A Woman Like Me forged other propitious connections for LaVette as well, including the chance to renew ties with some of the musicians with whom she’d worked earlier in her career. “When I was down [in Memphis] for the Handys,” she began, referring to the 2004 blues awards ceremony, “Jim Dickinson came up to me and said, ‘I just wanted to introduce myself. My name is Jim Dickinson and I played [piano] on “You Made A Woman Out Of Me”.’
“I just broke into more tears,” LaVette added, alluding to the upwelling of emotion she’d felt after accepting the award for the Best Blues Comeback Album at the Handy Awards that year. “That was a wonderful night. All of those guys have done so much better than I have. The Memphis Horns were just the guys who played the horns on my records. None of those people were names then and they’ve all just gone on to be so much bigger than I have. But I’m so glad that I’m being acknowledged by them now. I was just so, so grateful to Jim for coming over and telling me that.”

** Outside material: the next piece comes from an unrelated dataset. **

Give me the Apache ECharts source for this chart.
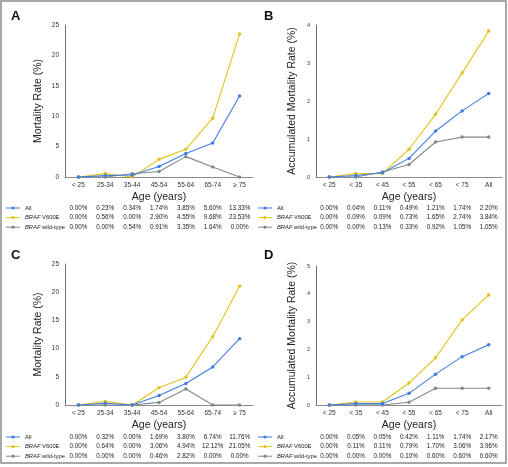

All of which does nothing to gainsay the deep sense of abandonment, the palpable grief over what might have been that pervades the version of Lucinda Williams’ “Joy” which galvanizes the opening six minutes of I’ve Got My Own Hell To Raise. LaVette nevertheless has recovered a measure of the joy of which she’s been robbed over the years, as well as a good bit of the satisfaction that goes with it. Best of all, perhaps, she still has the vision and chops as a performer to enjoy it — in fact, to exult in it.
LaVette has taken astonishingly good care of her gruff, powerful alto, especially when you consider that she’s been shouting over crowds in loud, smoky rooms since she was a teenager. A Woman Like Me and I’ve Got My Own Hell reveal that she’s singing with as much nuance and command as ever, roaring like a lioness one minute and weeping in the midnight hour the next.
“I’ve had to learn to take care of my voice, and to be very conscious of everything I do,” she said. “But because of my size [LaVette is maybe 5’3″ and weighs a hundred pounds, tops], it’s as much my body as it is my voice. It takes every muscle in my frame to sing that loud, and so I have to take care of my body. I know that I can’t sing drunk, and I know that if I were up on cocaine, I’m subject to have my heart burst, like Philippe Wynne’s [of the Spinners] did. And I know that if I were on heroin I’d go into a deep nod and never come out. So I have to do things in a certain way.”